EXERCISE PROMPT
Retype exactly the lines from the first one through the line with "(siA2) at (200,133)", including both ends; skip any pictures.
^^^^^^^^^^^^^^^^
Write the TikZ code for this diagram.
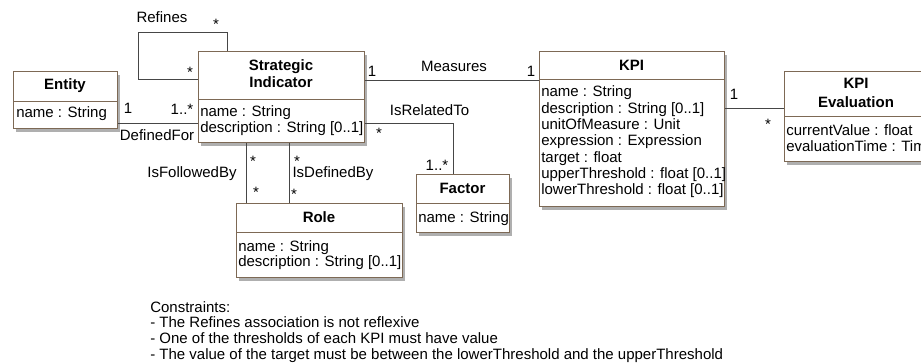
\documentclass[tikz,border=0pt]{standalone}
\usepackage{fontspec}
\setmainfont{Liberation Sans}
\usetikzlibrary{fit,shadows}
\definecolor{umlborder}{RGB}{125,105,85}
\definecolor{umlline}{RGB}{70,70,70}
\definecolor{umlshadow}{RGB}{175,175,175}
\begin{document}
\begin{tikzpicture}[x=0.75pt,y=-0.75pt,
  font=\fontsize{11.25}{12.2}\selectfont,
  box/.style={draw=umlborder, line width=0.75pt, fill=white, inner sep=0pt,
    drop shadow={shadow xshift=2.4pt, shadow yshift=-2.4pt, fill=umlshadow, opacity=1}},
  divider/.style={draw=umlborder, line width=0.75pt},
  head/.style={font=\fontsize{11.25}{12.2}\selectfont\bfseries, anchor=base, inner sep=0pt},
  attr/.style={anchor=base west, inner sep=0pt},
  lbl/.style={anchor=base, inner sep=0pt},
  note/.style={anchor=base west, inner sep=0pt},
  assoc/.style={draw=umlline, line width=0.75pt}]
\useasboundingbox (0,0) rectangle (921,363);
\clip (0,0) rectangle (921,363);

% ---------- class boxes ----------
\node[box, fit={(13,72) (117,129)}] (ent) {};
\draw[divider] (13,102) -- (117,102);
\node[head] (entN) at (65,89.5) {Entity};
\node[attr] (entA1) at (16,118) {name : String};

\node[box, fit={(198,52) (364,143)}] (si) {};
\draw[divider] (198,100) -- (364,100);
\node[head] (siN1) at (281,70.5) {Strategic};
\node[head] (siN2) at (281,87.5) {Indicator};
\node[attr] (siA1) at (200,117) {name : String};
\node[attr] (siA2) at (200,133) {description : String [0..1]};

\node[box, fit={(539,52) (724,207)}] (kpi) {};
\draw[divider] (539,80) -- (724,80);
\node[head] (kpiN) at (631.5,70.5) {KPI};
\foreach \t [count=\i] in {{name : String},{description : String [0..1]},{unitOfMeasure : Unit},{expression : Expression},{target : float},{upperThreshold : float [0..1]},{lowerThreshold : float [0..1]}}
  \node[attr] (kpiA\i) at (541,{97+(\i-1)*16.3}) {\t};

\node[box, fit={(784,72) (928,162)}] (eval) {};
\draw[divider] (784,117) -- (928,117);
\node[head] (evalN1) at (856,88.5) {KPI};
\node[head] (evalN2) at (856,107.5) {Evaluation};
\node[attr] (evalA1) at (786,136) {currentValue : float};
\node[attr] (evalA2) at (786,152) {evaluationTime : Time};

\node[box, fit={(416,175) (509,233)}] (fac) {};
\draw[divider] (416,204) -- (509,204);
\node[head] (facN) at (462.5,193.5) {Factor};
\node[attr] (facA1) at (418,223) {name : String};

\node[box, fit={(236,204) (402,278)}] (role) {};
\draw[divider] (236,233) -- (402,233);
\node[head] (roleN) at (319,222.5) {Role};
\node[attr] (roleA1) at (238,252) {name : String};
\node[attr] (roleA2) at (238,267) {description : String [0..1]};

% ---------- helper coordinates ----------
\coordinate (dfy) at (0,124);
\coordinate (rfy) at (0,80);
\coordinate (rfA) at (138,33);
\coordinate (rfB) at (227,33);
\coordinate (msy) at (0,81);
\coordinate (irt) at (453,124);
\coordinate (ifb) at (246,0);
\coordinate (idb) at (289,0);
\coordinate (evy) at (0,109);

% ---------- associations ----------
\draw[assoc] (ent.east |- dfy) -- (si.west |- dfy);
\draw[assoc] (si.west |- rfy) -| (rfA) -- (rfB) -- (si.north -| rfB);
\draw[assoc] (si.east |- msy) -- (kpi.west |- msy);
\draw[assoc] (si.east |- irt) -- (irt) -- (fac.north -| irt);
\draw[assoc] (si.south -| ifb) -- (role.north -| ifb);
\draw[assoc] (si.south -| idb) -- (role.north -| idb);
\draw[assoc] (kpi.east |- evy) -- (eval.west |- evy);

% ---------- labels ----------
\node[lbl] (lRef) at (162,23) {Refines};
\node[lbl] (lRefS1) at (216,30) {*};
\node[lbl] (lRefS2) at (190,78) {*};
\node[lbl] (lDf1) at (128,114) {1};
\node[lbl] (lDf2) at (182,114.5) {1..*};
\node[lbl] (lDf) at (157,141) {DefinedFor};
\node[lbl] (lMs1) at (372,77) {1};
\node[lbl] (lMs) at (454,72) {Measures};
\node[lbl] (lMs2) at (531,77) {1};
\node[lbl] (lIrt) at (429.5,116) {IsRelatedTo};
\node[lbl] (lIrt1) at (379,138.5) {*};
\node[lbl] (lIrt2) at (437,171) {1..*};
\node[lbl] (lIfb) at (192,178) {IsFollowedBy};
\node[lbl] (lIfb1) at (253,166.5) {*};
\node[lbl] (lIfb2) at (256,197.5) {*};
\node[lbl] (lIdb1) at (297,166.5) {*};
\node[lbl] (lIdb) at (333,178) {IsDefinedBy};
\node[lbl] (lIdb2) at (294,199.5) {*};
\node[lbl] (lEv1) at (734,100) {1};
\node[lbl] (lEv2) at (768,129.5) {*};

% ---------- constraints ----------
\node[note] (c0) at (150,312) {Constraints:};
\node[note] (c1) at (150,328) {- The Refines association is not reflexive};
\node[note] (c2) at (150,344) {- One of the thresholds of each KPI must have value};
\node[note] (c3) at (150,359.5) {- The value of the target must be between the lowerThreshold and the upperThreshold};
\end{tikzpicture}
\end{document}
^^^^^^^^^^^^^^^^
EXPECTED OUTPUT
Write the TikZ code for this diagram.
\documentclass[tikz,border=0pt]{standalone}
\usepackage{fontspec}
\setmainfont{Liberation Sans}
\usetikzlibrary{fit,shadows}
\definecolor{umlborder}{RGB}{125,105,85}
\definecolor{umlline}{RGB}{70,70,70}
\definecolor{umlshadow}{RGB}{175,175,175}
\begin{document}
\begin{tikzpicture}[x=0.75pt,y=-0.75pt,
  font=\fontsize{11.25}{12.2}\selectfont,
  box/.style={draw=umlborder, line width=0.75pt, fill=white, inner sep=0pt,
    drop shadow={shadow xshift=2.4pt, shadow yshift=-2.4pt, fill=umlshadow, opacity=1}},
  divider/.style={draw=umlborder, line width=0.75pt},
  head/.style={font=\fontsize{11.25}{12.2}\selectfont\bfseries, anchor=base, inner sep=0pt},
  attr/.style={anchor=base west, inner sep=0pt},
  lbl/.style={anchor=base, inner sep=0pt},
  note/.style={anchor=base west, inner sep=0pt},
  assoc/.style={draw=umlline, line width=0.75pt}]
\useasboundingbox (0,0) rectangle (921,363);
\clip (0,0) rectangle (921,363);

% ---------- class boxes ----------
\node[box, fit={(13,72) (117,129)}] (ent) {};
\draw[divider] (13,102) -- (117,102);
\node[head] (entN) at (65,89.5) {Entity};
\node[attr] (entA1) at (16,118) {name : String};

\node[box, fit={(198,52) (364,143)}] (si) {};
\draw[divider] (198,100) -- (364,100);
\node[head] (siN1) at (281,70.5) {Strategic};
\node[head] (siN2) at (281,87.5) {Indicator};
\node[attr] (siA1) at (200,117) {name : String};
\node[attr] (siA2) at (200,133) {description : String [0..1]};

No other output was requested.